Lexham Gardens is a street in South Kensington, London.

Although somewhat irregular in shape, the largest part of the street runs west to east from Earls Court Road to Cromwell Road.

The Embassy of Bosnia and Herzegovina, London is at 5–7.

==Garden==
Sir Cyril Taylor, the educator and social entrepreneur, purchased the freehold of a one-acre garden square, near to his London home in Lexham Gardens, by auction in 1989. With the assistance of designer Wilf Simms, he redesigned and replanted the garden, and saved it from the hands of property developers who wanted to build an underground car park underneath. In the garden's first summer of 1991, Lexham Gardens was awarded first prize in the All London Garden Squares Competition, competing against entries from 100 other squares.

==Notable residents==
Notable residents include:

- No. 48: Denholm Elliott, actor, born there;
- No. 82: Sir Alexander Carmichael Bruce, the second Assistant Commissioner "A" of the Metropolitan Police;
- No. 91: Kenny Everett, comedian, radio DJ, and television entertainer; lived there from 1981 until his death in 1995;
- No. 101: Learie Constantine, English cricketer;
- No. 103: Sir Juland Danvers, administrator, and civil servant in India, lived there after retirement;
- No. 112: John Wykeham Jacomb-Hood, railway engineer;
- No. 114: Horace Bell, civil engineer, lived and died there;
- Derek Nimmo, character actor, producer, and author.

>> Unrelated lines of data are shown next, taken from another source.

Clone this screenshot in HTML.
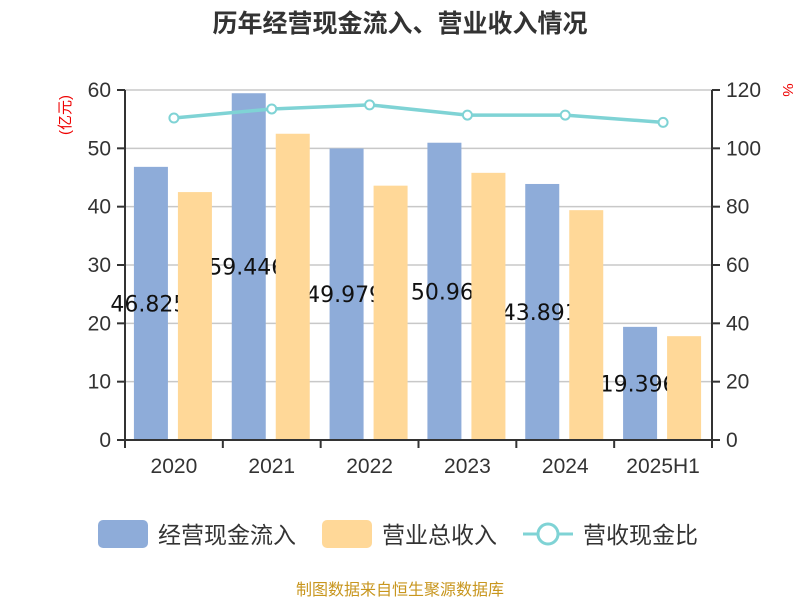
<!DOCTYPE html>
<html><head><meta charset="utf-8"><style>
body{margin:0;background:#fff;}
svg text{font-family:"Liberation Sans","Noto Sans CJK SC",sans-serif;}
</style></head><body>
<svg id="c" width="800" height="600" viewBox="0 0 800 600" xmlns="http://www.w3.org/2000/svg">
<text x="400" y="32" text-anchor="middle" font-size="25" font-weight="bold" fill="#333">历年经营现金流入、营业收入情况</text>
<text transform="translate(70,115) rotate(-90)" text-anchor="middle" font-size="15" fill="#e00">(亿元)</text>
<text transform="translate(783,90) rotate(90)" text-anchor="middle" font-size="15" fill="#e00">%</text>
<g id="grid"></g><g id="bars"></g><g id="axes"></g><g id="line"></g>
<g>
<rect x="98" y="520" width="50" height="28" rx="5" fill="#8eacd9"/>
<text x="158" y="543" font-size="23" fill="#333">经营现金流入</text>
<rect x="322" y="520" width="50" height="28" rx="5" fill="#ffd898"/>
<text x="382" y="543" font-size="23" fill="#333">营业总收入</text>
<line x1="523" y1="534" x2="573" y2="534" stroke="#7fd3d5" stroke-width="3"/>
<circle cx="548" cy="534" r="10" fill="#fff" stroke="#7fd3d5" stroke-width="3"/>
<text x="583" y="543" font-size="23" fill="#333">营收现金比</text>
</g>
<text x="400" y="595" text-anchor="middle" font-size="16" fill="#c8961e">制图数据来自恒生聚源数据库</text>
</svg>
<script>
const categories=["2020","2021","2022","2023","2024","2025H1"];
const cashInflow=[46.825,59.446,49.979,50.96,43.891,19.396];
const cashLabels=["46.825","59.446","49.979","50.96","43.891","19.396"];
const revenue=[42.5,52.5,43.6,45.8,39.4,17.8];
const ratio=[110.4,113.5,114.9,111.4,111.4,108.9];
const leftTicks=[0,10,20,30,40,50,60];
const rightTicks=[0,20,40,60,80,100,120];

const NS="http://www.w3.org/2000/svg";
const X0=125,X1=712,Y0=440,Y1=90;
const bw=(X1-X0)/categories.length;
const yL=v=>Y0-(v/60)*(Y0-Y1);
const yR=v=>Y0-(v/120)*(Y0-Y1);
const xc=i=>X0+bw*(i+0.5);
function mk(p,t,a){const e=document.createElementNS(NS,t);for(const k in a)e.setAttribute(k,a[k]);p.appendChild(e);return e;}
const grid=document.getElementById('grid'),bars=document.getElementById('bars'),axes=document.getElementById('axes'),line=document.getElementById('line');
leftTicks.forEach((t,i)=>{
 if(t>0){const g=mk(grid,'line',{x1:X0,x2:X1,y1:yL(t),y2:yL(t),stroke:'#c8c8c8','stroke-width':1.5});
 
 }
 const tk=mk(axes,'line',{x1:X0-8,x2:X0,y1:yL(t),y2:yL(t),stroke:'#333','stroke-width':2});
 
 
 const tx=mk(axes,'text',{x:X0-14,y:yL(t)+7,'text-anchor':'end','font-size':21,fill:'#333'});
 tx.textContent=t;
 
 
});
rightTicks.forEach(t=>{
 const tk=mk(axes,'line',{x1:X1,x2:X1+8,y1:yR(t),y2:yR(t),stroke:'#333','stroke-width':2});
 
 
 const tx=mk(axes,'text',{x:X1+14,y:yR(t)+7,'font-size':21,fill:'#333'});
 tx.textContent=t;
 
 
});
let a=mk(axes,'line',{x1:X0,x2:X0,y1:Y1,y2:Y0,stroke:'#333','stroke-width':2});

a=mk(axes,'line',{x1:X1,x2:X1,y1:Y1,y2:Y0,stroke:'#333','stroke-width':2});

a=mk(axes,'line',{x1:X0,x2:X1,y1:Y0,y2:Y0,stroke:'#333','stroke-width':2});

categories.forEach((c,i)=>{
 const tk=mk(axes,'line',{x1:X0+bw*i,x2:X0+bw*i,y1:Y0,y2:Y0+8,stroke:'#333','stroke-width':2});
 
 
 const tx=mk(axes,'text',{x:xc(i),y:Y0+33,'text-anchor':'middle','font-size':21,fill:'#333'});
 tx.textContent=c;
 
 
});
const t=mk(axes,'line',{x1:X1,x2:X1,y1:Y0,y2:Y0+8,stroke:'#333','stroke-width':2});

const w=34;
categories.forEach((c,i)=>{
 const bx=xc(i)-23-w/2;
 const b=mk(bars,'rect',{x:bx,y:yL(cashInflow[i]),width:w,height:Y0-yL(cashInflow[i]),fill:'#8eacd9'});
 
 
 const lb=mk(bars,'text',{x:bx+w/2-2,y:(yL(cashInflow[i])+Y0)/2+8,'text-anchor':'middle','font-size':22,fill:'#111',style:'font-family:"DejaVu Sans",sans-serif'});
 lb.textContent=cashLabels[i];
 
 
});
categories.forEach((c,i)=>{
 const ox=xc(i)+21-w/2;
 const b=mk(bars,'rect',{x:ox,y:yL(revenue[i]),width:w,height:Y0-yL(revenue[i]),fill:'#ffd898'});
 
 
});
const pl=mk(line,'polyline',{points:ratio.map((v,i)=>xc(i)+','+yR(v)).join(' '),fill:'none',stroke:'#7fd3d5','stroke-width':3.5});


ratio.forEach((v,i)=>{
 const p=mk(line,'circle',{cx:xc(i),cy:yR(v),r:4.5,fill:'#fff',stroke:'#7fd3d5','stroke-width':2});
 
 
});
</script>
</body></html>
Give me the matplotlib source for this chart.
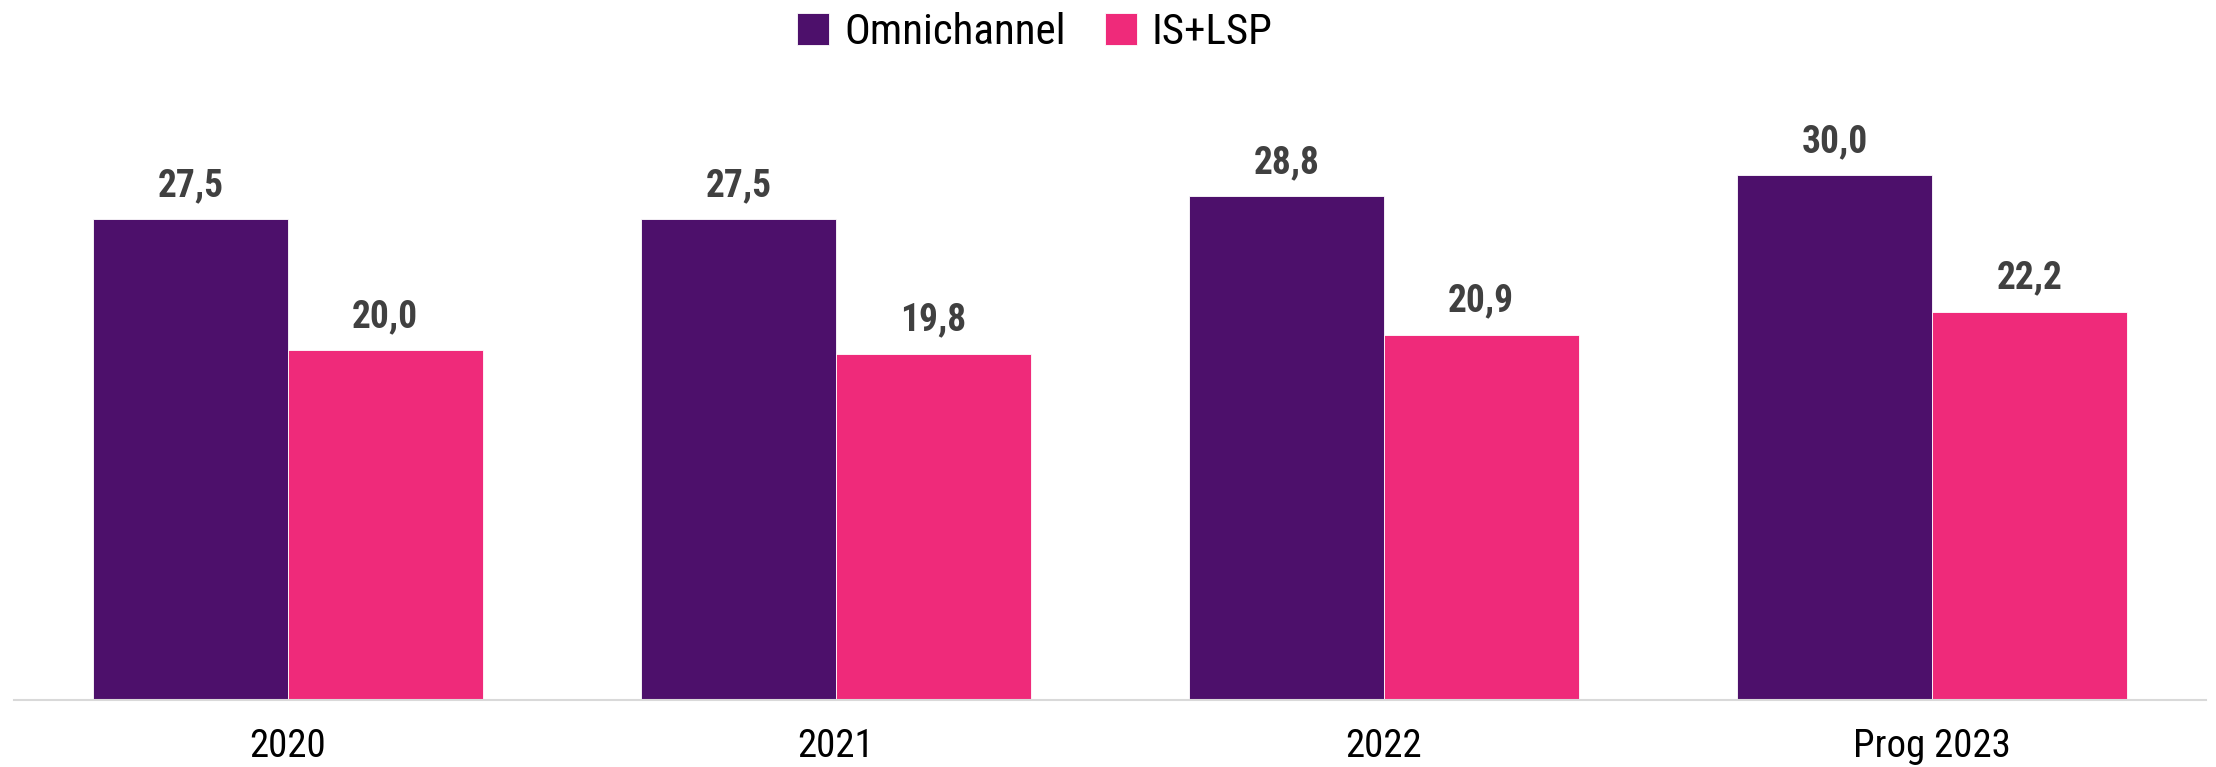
import numpy as np
import matplotlib.pyplot as plt

plt.rcParams['font.family'] = ['Roboto Condensed', 'Liberation Sans Narrow', 'Roboto', 'DejaVu Sans']

# data
years = ['2020', '2021', '2022', 'Prog 2023']
omnichannel = [27.5, 27.5, 28.8, 30.0]
is_lsp = [20.0, 19.8, 20.9, 22.2]

purple = '#4D106B'
pink = '#EF2A7A'

fig = plt.figure(figsize=(22.16, 7.67), dpi=100)
ax = fig.add_axes([14 / 2216, 67 / 767, 2192 / 2216, 640 / 767])

x = np.arange(len(years))
w = 0.355
b1 = ax.bar(x - w / 2, omnichannel, w, color=purple, edgecolor='white', linewidth=0.6, label='Omnichannel')
b2 = ax.bar(x + w / 2, is_lsp, w, color=pink, edgecolor='white', linewidth=0.6, label='IS+LSP')

for bars, vals in [(b1, omnichannel), (b2, is_lsp)]:
    for bar, v in zip(bars, vals):
        ax.annotate(f'{v:.1f}'.replace('.', ','), (bar.get_x() + bar.get_width() / 2, v),
                    xytext=(0, 11), textcoords='offset points', ha='center', va='bottom',
                    fontsize=27, fontweight='bold', color='#404040')

ax.set_xlim(-0.5, len(years) - 0.5)
ax.set_ylim(0, 36.6)
ax.set_xticks(x)
ax.set_xticklabels(years, fontsize=28, color='black')
ax.tick_params(axis='x', length=0, pad=20)
ax.set_yticks([])
for s in ['top', 'right', 'left']:
    ax.spines[s].set_visible(False)
ax.spines['bottom'].set_color('#d9d9d9')
ax.spines['bottom'].set_linewidth(1.5)

fig.legend(loc='upper center', bbox_to_anchor=(0.467, 1.035), ncol=2, frameon=False,
           fontsize=31, handlelength=0.75, handleheight=0.75, handletextpad=0.35, columnspacing=0.9)

fig.savefig('out.png', dpi=100)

On 15 June 1952, Special Operations Executive (SOE) agent Christine Granville was stabbed to death in the Shellbourne Hotel, 1 Lexham Gardens, by an "obsessed" Dennis George Muldowney, who was hanged on 30 September.

Charles Bean, the Australian official war correspondent of World War I and future official historian of the war, shared lodgings with the future director of the Australian War Memorial John Treloar at no 1 for part of the war.

== In fiction ==
A house in Lexham Gardens is used as a 'safe house' for a meeting of British intelligence officers in John le Carré’s 1974 novel Tinker Tailor Soldier Spy, and in the 1979 BBC television adaptation of the novel. A mews off Lexham Gardens is home to SIS officer Tanya Acocella in Charles Cumming's 2011 novel The Trinity Six.